Cicero's ethics, then, stand quite apart from his dialectic. In the sphere of morals he felt the danger of the principle of doubt. Even in the _De Legibus_ when the dialogue turns on a moral question, he begs the New Academy, which has introduced confusion into these subjects, to be silent[97]. Again, Antiochus, who in the dialectical dialogue is rejected, is in the _De Legibus_ spoken of with considerable favour[98]. All ethical systems which seemed to afford stability to moral principles had an attraction for Cicero. He was fascinated by the Stoics almost beyond the power of resistance. In respect of their ethical and religious ideas he calls them "great and famous philosophers[99]," and he frequently speaks with something like shame of the treatment they had received at the hands of Arcesilas and Carneades. Once he gives expression to a fear lest they should be the only true philosophers after all[100]. There was a kind of magnificence about the Stoic utterances on morality, more suited to a superhuman than a human world, which allured Cicero more than the barrenness of the Stoic dialectic repelled him[101]. On moral questions, therefore, we often find him going farther in the direction of Stoicism than even his teacher Antiochus.
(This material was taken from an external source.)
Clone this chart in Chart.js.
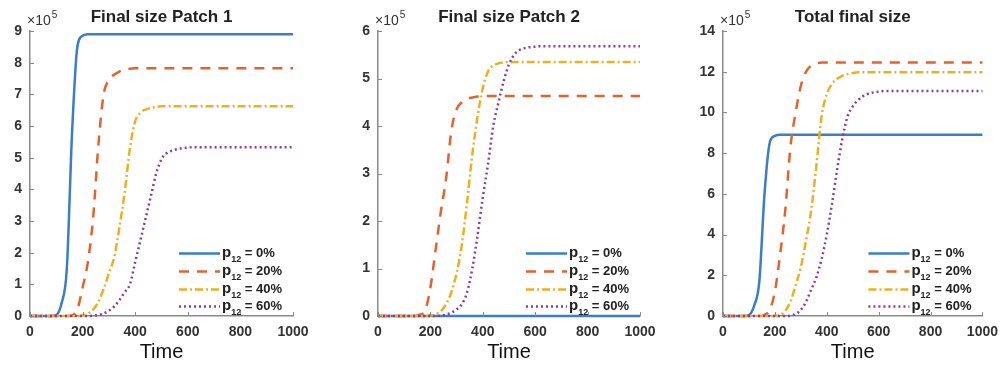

One great question which divided the philosophers of the time was, whether happiness was capable of degrees. The Stoics maintained that it was not, and in a remarkable pa.s.sage Cicero agrees with them, explicitly rejecting the position of Antiochus, that a life enriched by virtue, but unattended by other advantages, might be happy, but could not be the happiest possible[102]. He begs the Academic and Peripatetic schools to cease from giving an uncertain sound (balbutire) and to allow that the happiness of the wise man would remain unimpaired even if he were thrust into the bull of Phalaris[103]. In another place he admits the purely Stoic doctrine that virtue is one and indivisible[104].

These opinions, however, he will not allow to be distinctively Stoic, but appeals to Socrates as his authority for them[105]. Zeno, who is merely an ign.o.ble craftsman of words, stole them from the Old Academy. This is Cicero's general feeling with regard to Zeno, and there can be no doubt that he caught it from Antiochus who, in stealing the doctrines of Zeno, ever stoutly maintained that Zeno had stolen them before. Cicero, however, regarded chiefly the ethics of Zeno with this feeling, while Antiochus so regarded chiefly the dialectic. It is just in this that the difference between Antiochus and Cicero lies. To the former Zeno's dialectic was true and Socratic, while the latter treated it as un-Socratic, looking upon Socrates as the apostle of doubt[106]. On the whole Cicero was more in accord with Stoic ethics than Antiochus. Not in all points, however: for while Antiochus accepted without reserve the Stoic paradoxes, Cicero hesitatingly followed them, although he conceded that they were Socratic[107]. Again, Antiochus subscribed to the Stoic theory that all emotion was sinful; Cicero, who was very human in his joys and sorrows, refused it with horror[108]. It must be admitted that on some points Cicero was inconsistent. In the _De Finibus_ he argued that the difference between the Peripatetic and Stoic ethics was merely one of terms; in the _Tusculan Disputations_ he held it to be real. The most Stoic in tone of all his works are the _Tusculan Disputations_ and the _De Officiis_.